The two-year-old Egg received her report card this week, and I think I am the proudest dad in Gauteng.
Not because she is, according to her teacher, an extremely bright little girl with an exceptional ability to grasp the more challenging parts of the “academic” work the toddlers do at nursery school.
I can’t take any credit for that. Her mother, the lovely Snapdragon, is a highly intelligent woman, and I don’t doubt for one second that Egg has inherited any possible academic ability from her mom.
But my own genes have made a contribution. According to the teacher, Egg is not good at sharing. She refuses to use the courtesy title “miss” when she addresses her teacher. She has hand-picked the naughtiest children in her class as her best friends. And she has spent time in the parrot chair – the nursery school’s version of a correctional facility.
“Why did you have to sit on the parrot chair?” I asked Egg.
“I don’t want to talk about it,” she replied.
Well, with Father’s Day looming on Sunday, my gender is also on the parrot chair and I’m afraid the universe is pointing an extremely accusing finger at us. And today I want to talk about it.
Us men have a proud history. We have sailed the oceans, discovered continents, conquered space … yet we are failing at one of the most basic expressions of manliness: being good fathers.
Almost two thirds of all children in South Africa grow up without an involved father.
Yes, it’s difficult. There’s a Haynes manual available to maintain almost any car ever built, but there’s no manual for fatherhood.
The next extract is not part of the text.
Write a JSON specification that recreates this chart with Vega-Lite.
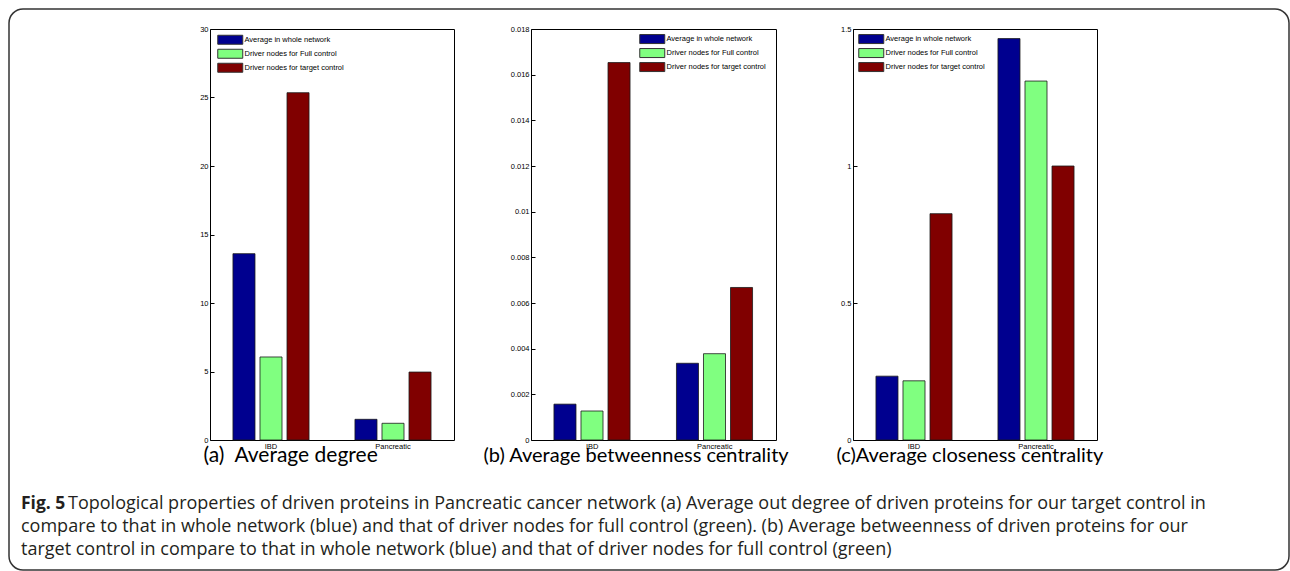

And, yes, some mothers purposefully exclude fathers from being an equal parent. And very often a dedicated father is unfairly labeled as a “deadbeat dad” because of resentment that has nothing to do with parenthood.
But the sad truth is that we are not very good at being dads.
A third of us can eat our Father’s Day lunches with pride. For the rest, it should be a day of serious introspection. In SA, we are blessed with wonderful mothers. A woman who is not a great mother is a rare exception.
But bad fathers, I’m afraid, are the rule. And that, dear reader, gives us, as a nation, very little to celebrate this weekend.